Since this is Valentine's Day I should like to attempt to make an inquiry into what Love is. Everybody knows that Love takes different forms; some of which may be the most exalted, say, the love for God, the love for a loving and supportive family, if that is your good fortune, and the love between committed partners who have genuinely decided to share their lives with one another for the "long haul", as they used to say. Of course, I should mention that there is an earthy, lusty side of love that is often less exalted, though a constant and ineradicable drive of its own and making claims upon us in a all sorts of pleasurable, painful, mischievous and benign ways. Yet all of these different things are associated with the single word love: the choice of having a single word may be a truthful expression of some underlying or overriding unity or, conversely, it may be a "reductionist" denial of separate needs.
The picture you have before you is the very first Valentine's card I received, in response to the first of such cards I ever sent. I can say now, and did say then (much to the chagrin and even consternation of this young girl, for we were both children, though precocious children) that I "loved" this girl.
Note that in the card she made it a point to admit that she received other valentines, in spite of mine being her favorite, and that, though she was learning to play the flute, also made it a point to thank me for drawing an electric guitar. Drawing the electric guitar was my own dim and stunted attempt to acknowledge her, and the world's, love for rock&roll, a love I did not share; I had though this took some imaginative comprehension and sympathy on my part. Yet note also that she mentioned that I left out her instrument which was the flute, which she in turn drew in the form of a self portrait. She clearly wanted my picture of a rock band, which was what I thought it was, to perhaps resemble Jethro Tull rather than the Rolling Stones or Kiss.
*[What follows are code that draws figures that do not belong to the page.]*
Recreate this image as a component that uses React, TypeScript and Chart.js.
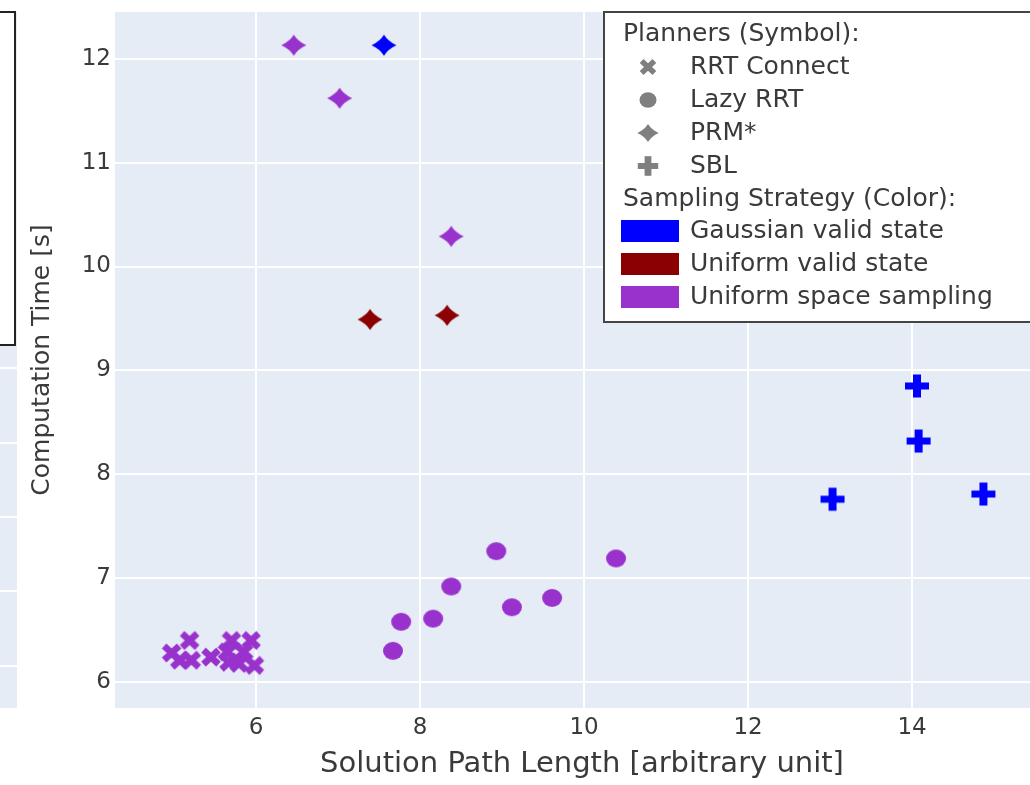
import { useEffect, useRef } from "react";
import { Chart, registerables } from "chart.js";

Chart.register(...registerables);

const FONT = '"DejaVu Sans", "Liberation Sans", sans-serif';
const TEXT = "#3a3a3a";

// Axis ticks
const xTicks = [6, 8, 10, 12, 14];
const yTicks = [6, 7, 8, 9, 10, 11, 12];

// RRT Connect, uniform space sampling
const rrtConnectX = [5.19, 4.97, 5.07, 5.21, 5.45, 5.7, 5.94, 5.65, 5.85, 5.79, 5.98, 5.67];
const rrtConnectY = [6.4, 6.28, 6.21, 6.21, 6.24, 6.4, 6.4, 6.29, 6.29, 6.18, 6.16, 6.19];

// Lazy RRT, uniform space sampling
const lazyRrtX = [8.93, 10.39, 8.38, 9.61, 9.12, 8.16, 7.77, 7.67];
const lazyRrtY = [7.26, 7.19, 6.92, 6.81, 6.72, 6.61, 6.58, 6.3];

// PRM*, uniform space sampling
const prmUniformSpaceX = [6.46, 7.02, 8.38];
const prmUniformSpaceY = [12.13, 11.62, 10.29];

// PRM*, gaussian valid state
const prmGaussianX = [7.56];
const prmGaussianY = [12.13];

// PRM*, uniform valid state
const prmUniformValidX = [7.39, 8.33];
const prmUniformValidY = [9.49, 9.53];

// SBL, gaussian valid state
const sblGaussianX = [14.06, 14.08, 13.03, 14.87];
const sblGaussianY = [8.85, 8.32, 7.76, 7.81];

const plannerLabels = ["RRT Connect", "Lazy RRT", "PRM*", "SBL"];
const plannerShapes = ["x", "circle", "stardiamond", "cross"];
const strategyLabels = ["Gaussian valid state", "Uniform valid state", "Uniform space sampling"];
const strategyColors = ["#0000FF", "#8B0000", "#9932CC"];

function makeMarker(shape: string, color: string, s = 1): HTMLCanvasElement {
  const c = document.createElement("canvas");
  c.width = 32;
  c.height = 30;
  const g = c.getContext("2d")!;
  g.translate(16, 15);
  g.scale(s, s);
  g.fillStyle = color;
  g.strokeStyle = color;
  if (shape === "x") {
    g.lineWidth = 6.5;
    g.beginPath();
    g.moveTo(-7.5, -7);
    g.lineTo(7.5, 7);
    g.moveTo(-7.5, 7);
    g.lineTo(7.5, -7);
    g.stroke();
  } else if (shape === "circle") {
    g.beginPath();
    g.ellipse(0, 0, 10, 9, 0, 0, Math.PI * 2);
    g.fill();
  } else if (shape === "stardiamond") {
    g.beginPath();
    g.moveTo(12.5, 0);
    g.quadraticCurveTo(4.2, 3.8, 0, 10.5);
    g.quadraticCurveTo(-4.2, 3.8, -12.5, 0);
    g.quadraticCurveTo(-4.2, -3.8, 0, -10.5);
    g.quadraticCurveTo(4.2, -3.8, 12.5, 0);
    g.closePath();
    g.fill();
  } else {
    g.fillRect(-12, -3.5, 24, 7);
    g.fillRect(-4, -11.5, 8, 23);
  }
  return c;
}

function toPoints(xs: number[], ys: number[]) {
  return xs.map((x, i) => ({ x, y: ys[i] }));
}

export default function App() {
  const ref = useRef<HTMLCanvasElement | null>(null);

  useEffect(() => {
    const canvas = ref.current;
    if (!canvas) return;

    const purple = strategyColors[2];
    const blue = strategyColors[0];
    const red = strategyColors[1];

    const series = [
      { xs: rrtConnectX, ys: rrtConnectY, shape: "x", color: purple, label: "RRT Connect" },
      { xs: lazyRrtX, ys: lazyRrtY, shape: "circle", color: purple, label: "Lazy RRT" },
      { xs: prmUniformSpaceX, ys: prmUniformSpaceY, shape: "stardiamond", color: purple, label: "PRM*" },
      { xs: prmGaussianX, ys: prmGaussianY, shape: "stardiamond", color: blue, label: "PRM*" },
      { xs: prmUniformValidX, ys: prmUniformValidY, shape: "stardiamond", color: red, label: "PRM*" },
      { xs: sblGaussianX, ys: sblGaussianY, shape: "cross", color: blue, label: "SBL" },
    ];

    const datasets = series.map((s) => ({
      label: s.label,
      data: toPoints(s.xs, s.ys),
      pointStyle: makeMarker(s.shape, s.color),
      pointRadius: 10,
      backgroundColor: s.color,
      borderColor: s.color,
      showLine: false,
    }));

    const legendMarkers = plannerShapes.map((sh) => makeMarker(sh, "#7f7f7f", 0.85));

    const bgPlugin = {
      id: "bg",
      beforeDraw(chart: any) {
        const { ctx, chartArea: a } = chart;
        ctx.save();
        ctx.fillStyle = "#E5ECF6";
        ctx.fillRect(a.left, a.top, a.right - a.left, a.bottom - a.top);
        // fragment of the neighbouring panel at the left edge
        ctx.fillRect(0, a.top, 17, a.bottom - a.top);
        ctx.strokeStyle = "#ffffff";
        ctx.lineWidth = 2;
        [368, 443, 517, 591, 666].forEach((y) => {
          ctx.beginPath();
          ctx.moveTo(0, y);
          ctx.lineTo(17, y);
          ctx.stroke();
        });
        ctx.fillStyle = "#ffffff";
        ctx.fillRect(-4, 12, 19, 333);
        ctx.strokeStyle = "#222222";
        ctx.lineWidth = 2;
        ctx.strokeRect(-4, 12, 19, 333);
        ctx.restore();
      },
    };

    const legendPlugin = {
      id: "customLegend",
      afterDraw(chart: any) {
        const { ctx } = chart;
        ctx.save();
        const bx = 604;
        const by = 12;
        ctx.fillStyle = "#ffffff";
        ctx.fillRect(bx, by, 470, 310);
        ctx.strokeStyle = "#444444";
        ctx.lineWidth = 2;
        ctx.strokeRect(bx, by, 470, 310);
        ctx.fillStyle = TEXT;
        ctx.font = `25px ${FONT}`;
        ctx.textBaseline = "middle";
        ctx.textAlign = "left";
        ctx.fillText("Planners (Symbol):", 623, 34);
        plannerLabels.forEach((lab, i) => {
          const y = 67 + i * 33;
          const m = legendMarkers[i];
          ctx.drawImage(m, 648 - m.width / 2, y - m.height / 2);
          ctx.fillStyle = TEXT;
          ctx.fillText(lab, 690, y);
        });
        ctx.fillText("Sampling Strategy (Color):", 623, 199);
        strategyLabels.forEach((lab, i) => {
          const y = 231 + i * 33;
          ctx.fillStyle = strategyColors[i];
          ctx.fillRect(621, y - 11, 58, 22);
          ctx.fillStyle = TEXT;
          ctx.fillText(lab, 690, y);
        });
        ctx.restore();
      },
    };

    const chart = new Chart(canvas, {
      type: "scatter",
      data: { datasets: datasets as any },
      options: {
        animation: false,
        responsive: false,
        devicePixelRatio: 1,
        layout: { padding: { top: 12, right: 5, left: 0, bottom: 0 } },
        plugins: {
          legend: { display: false },
          tooltip: { enabled: false },
        },
        scales: {
          x: {
            type: "linear",
            min: 4.28,
            max: 15.67,
            border: { display: false },
            grid: { color: "#ffffff", lineWidth: 2, drawTicks: false },
            afterBuildTicks: (scale: any) => {
              scale.ticks = xTicks.map((v) => ({ value: v }));
            },
            afterFit: (scale: any) => {
              scale.height = 77;
              scale.paddingLeft = 0;
              scale.paddingRight = 0;
            },
            ticks: {
              color: TEXT,
              font: { family: FONT, size: 23 },
              padding: 6,
              maxRotation: 0,
            },
            title: {
              display: true,
              text: "Solution Path Length [arbitrary unit]",
              color: TEXT,
              font: { family: FONT, size: 29 },
              padding: { top: 0, bottom: 3 },
            },
          },
          y: {
            type: "linear",
            min: 5.75,
            max: 12.45,
            border: { display: false },
            grid: { color: "#ffffff", lineWidth: 2, drawTicks: false },
            afterBuildTicks: (scale: any) => {
              scale.ticks = yTicks.map((v) => ({ value: v }));
            },
            afterFit: (scale: any) => {
              scale.width = 115;
              scale.paddingTop = 0;
              scale.paddingBottom = 0;
            },
            ticks: {
              color: TEXT,
              font: { family: FONT, size: 23 },
              padding: 4,
            },
            title: {
              display: true,
              text: "Computation Time [s]",
              color: TEXT,
              font: { family: FONT, size: 25 },
              padding: { top: 27, bottom: 0 },
            },
          },
        },
      },
      plugins: [bgPlugin, legendPlugin],
    });

    return () => chart.destroy();
  }, []);

  return (
    <div
      style={{
        position: "absolute",
        left: 0,
        top: 0,
        width: 1030,
        height: 785,
        overflow: "hidden",
        background: "#ffffff",
      }}
    >
      <canvas ref={ref} width={1060} height={785} style={{ display: "block" }} />
    </div>
  );
}
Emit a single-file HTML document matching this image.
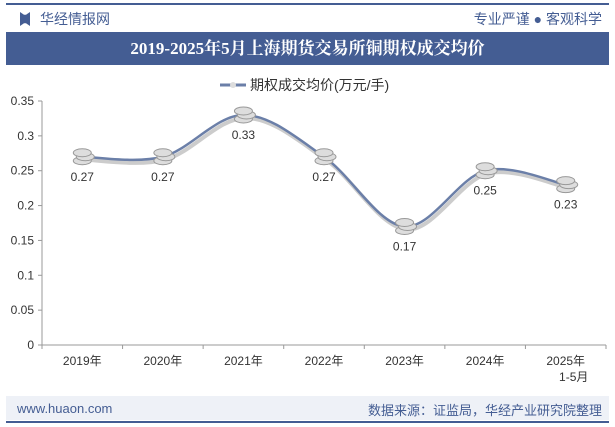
<!DOCTYPE html>
<html><head><meta charset="utf-8"><style>
body{margin:0;width:615px;height:427px;background:#fff;font-family:"Liberation Sans","Noto Sans CJK SC",sans-serif;overflow:hidden;position:relative}
.abs{position:absolute}
</style></head><body>
<div class="abs" style="left:6px;top:3px;width:603px;height:2px;background:#445d93"></div>
<div class="abs" style="left:20px;top:12px;width:10px;height:14px;background:#445d93;clip-path:polygon(0 0,40% 20%,60% 20%,100% 0,100% 100%,60% 80%,40% 80%,0 100%)"></div>
<div class="abs" style="left:40px;top:9px;font-size:14px;color:#445d93">华经情报网</div>
<div class="abs" style="right:13px;top:9px;font-size:14px;color:#445d93">专业严谨 ● 客观科学</div>
<div class="abs" style="left:6px;top:32px;width:603px;height:33px;background:#445d93;color:#fff;font-family:'Liberation Serif','Noto Serif CJK SC',serif;font-weight:bold;font-size:17px;line-height:33px;text-align:center">2019-2025年5月上海期货交易所铜期权成交均价</div>
<svg class="abs" style="left:0;top:0" width="615" height="427">
<g id="g"></g>
</svg>
<div class="abs" style="left:6px;top:396px;width:603px;height:24px;background:#eef1f7"></div>
<div class="abs" style="left:17px;top:401px;font-size:13px;color:#445d93">www.huaon.com</div>
<div class="abs" style="right:13px;top:400px;font-size:13px;color:#445d93">数据来源：证监局，华经产业研究院整理</div>
<div class="abs" style="left:6px;top:421px;width:603px;height:2px;background:#445d93"></div>
<script>
const categories=["2019年","2020年","2021年","2022年","2023年","2024年","2025年\n1-5月"];
const values=[0.27,0.27,0.33,0.27,0.17,0.25,0.23];
const yTicks=[0,0.05,0.1,0.15,0.2,0.25,0.3,0.35];
const yTickLabels=["0","0.05","0.1","0.15","0.2","0.25","0.3","0.35"];
const NS="http://www.w3.org/2000/svg",g=document.getElementById('g');
const x0=42,x1=606,y0=345,yTop=101,bw=(x1-x0)/categories.length;
const X=i=>x0+bw*(i+0.5), Y=v=>y0-(v/0.35)*(y0-yTop);
function el(t,a,txt){const e=document.createElementNS(NS,t);for(const k in a)e.setAttribute(k,a[k]);if(txt!=null)e.textContent=txt;g.appendChild(e);return e;}
let e=el('line',{x1:x0,y1:y0,x2:x1,y2:y0,stroke:'#999'});

e=el('line',{x1:x0,y1:y0,x2:x0,y2:yTop,stroke:'#999'});

yTicks.forEach((v,i)=>{el('line',{x1:x0-4,y1:Y(v),x2:x0,y2:Y(v),stroke:'#999'});
const t=el('text',{x:x0-8,y:Y(v)+4,'text-anchor':'end','font-size':12,fill:'#333'},yTickLabels[i]);
});
for(let i=0;i<=categories.length;i++)el('line',{x1:x0+bw*i,y1:y0,x2:x0+bw*i,y2:y0+4,stroke:'#999'});
categories.forEach((c,i)=>{c.split('\n').forEach((s,j)=>{const t=el('text',{x:X(i)+(j?8:0),y:y0+20+j*16,'text-anchor':'middle','font-size':12,fill:'#333'},s);
});});
const pts=values.map((v,i)=>[X(i),Y(v)]);
let d='M'+pts[0];
for(let i=0;i<pts.length-1;i++){const p0=pts[Math.max(i-1,0)],p1=pts[i],p2=pts[i+1],p3=pts[Math.min(i+2,pts.length-1)];
d+=` C${p1[0]+(p2[0]-p0[0])/6},${p1[1]+(p2[1]-p0[1])/6} ${p2[0]-(p3[0]-p1[0])/6},${p2[1]-(p3[1]-p1[1])/6} ${p2[0]},${p2[1]}`;}
e=el('path',{d:d,fill:'none',stroke:'#ccc','stroke-width':4,transform:'translate(2,3)'});
e=el('path',{d:d,fill:'none',stroke:'#6b7fa8','stroke-width':2.5});

pts.forEach((p,i)=>{for(let k=2;k>=0;k--){el('ellipse',{cx:p[0]+(k==1?3:0),cy:p[1]-4+k*4,rx:9,ry:4,fill:'#ddd',stroke:'#999','stroke-width':1});}
const t=el('text',{x:p[0],y:p[1]+24,'text-anchor':'middle','font-size':12,fill:'#333'},values[i].toFixed(2));
});
e=el('line',{x1:220,y1:85,x2:246,y2:85,stroke:'#6b7fa8','stroke-width':3});

el('circle',{cx:233,cy:85,r:3,fill:'#ddd'});
e=el('text',{x:250,y:90,'font-size':14,fill:'#333'},'期权成交均价(万元/手)');

</script>
</body></html>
In my overemphasis on the importance of rock, as it seemed to me the world was drenched in guitars, in oversight I left out the very instrument she was learning to play. This omission was innocent on my part but she certainly took notice and it was significant for her. Though we were friends for a while after that our lives took very different paths. She haunted me as we both grew older, though I played the smallest role in her consciousness.
As a freshman in high school I took the initiative to ask her out on a "real date", though we would not have used such a formulation. It was our first of such dates and was to be our last. I remember that she picked me up in a car, as she was a couple of years older than me, and I was not yet driving. When she was a child she a "Waltons" and hippie style of dress, with lots of overalls and plaid flannel shirts (and this in the Florida climate!) and lovely, naturally curly hair. This was the style of her mother. Yet now, a few years later she had remade herself into a very Glam sort of New Wave girl. This was appropriate because our date movie was the movie Valley Girl. She was very similar to Cyndi Lauper and had hoop earrings and a loud magenta dress and three inch heels. I was simultaneously confused that somebody could undergo what I mistakenly took to be a fundamental personality change and was incredibly aroused by this change. In the parking lot, after the movie, I took hold of her and planted a kiss on her mouth, the very first intentional kiss I ever had or gave. She pushed me away and said some thing about not wanting me in "that way" in a language that was as incomprehensible to me as Farsi. This response was not what any boy or girl who had such feeling and initiative would ever expect or want. Awkward is a word that might not fully express this event, though that would be a good start.
There is is much that can go wrong in Love, so much potential for misunderstanding. Practically all of love, including the non-romantic familial and friendship kinds, is constantly plagued by a rarely considered, though innately challenging fact; that it must involve the contact, the meeting, and , alas, the the opposition of two utterly singular, thoroughly independent, free and separate wills. These two wills are always, already pursuing projects of all kinds - whether personal plans or public work. These pursuits of one of the two wills may or may not involve the other, and in fact might have been developed prior to the very meeting of both wills. There may be a difference of taste, maybe profound and radical. however much is held in common there will always be two selves attempting to interact with, deal with, even simply understand one another. These two wills must constantly negotiate, take the other into account, now with grace, now with power or aggression, now with ignorance or inattention, now with mutuality, now with something that feels like full union and integration, though even in this latter, the underlying or overriding separateness of two whole selves is always a constant, however much union is achieved.
This last fact, our sense and experience of ourselves as self regarding and freely choosing actors and agents is actually one of the most important and valuable parts of being human. Indeed, the revolutions which eventually brought about our highly imperfect, flawed democracies were precisely predicated upon this individualized humanity as I have been describing it here. We are not part of some undifferentiated mass of people, without our own private wills, nor should we be. Yet our very embodies sense of having and needing boundaries and pursuing what interests us alone often conflicts with ideas and ideals of love. Perhaps all humans are ever striving to accommodate both the freedom and dignity of separateness (Kant's "dare to use your own reason", "declaration of independence") of what is mine alone, with the opposing need and claim of merging and sharing.
This then might be a good provisional and working definition then of love: this difference or working through the problem of such difference is itself what Love is: a dialogue or relationship between two differing claims upon our humanity: to honor what is private and what is shared and hold the two in some kind of balance. In conclusion, this very process is what we could give the name Love.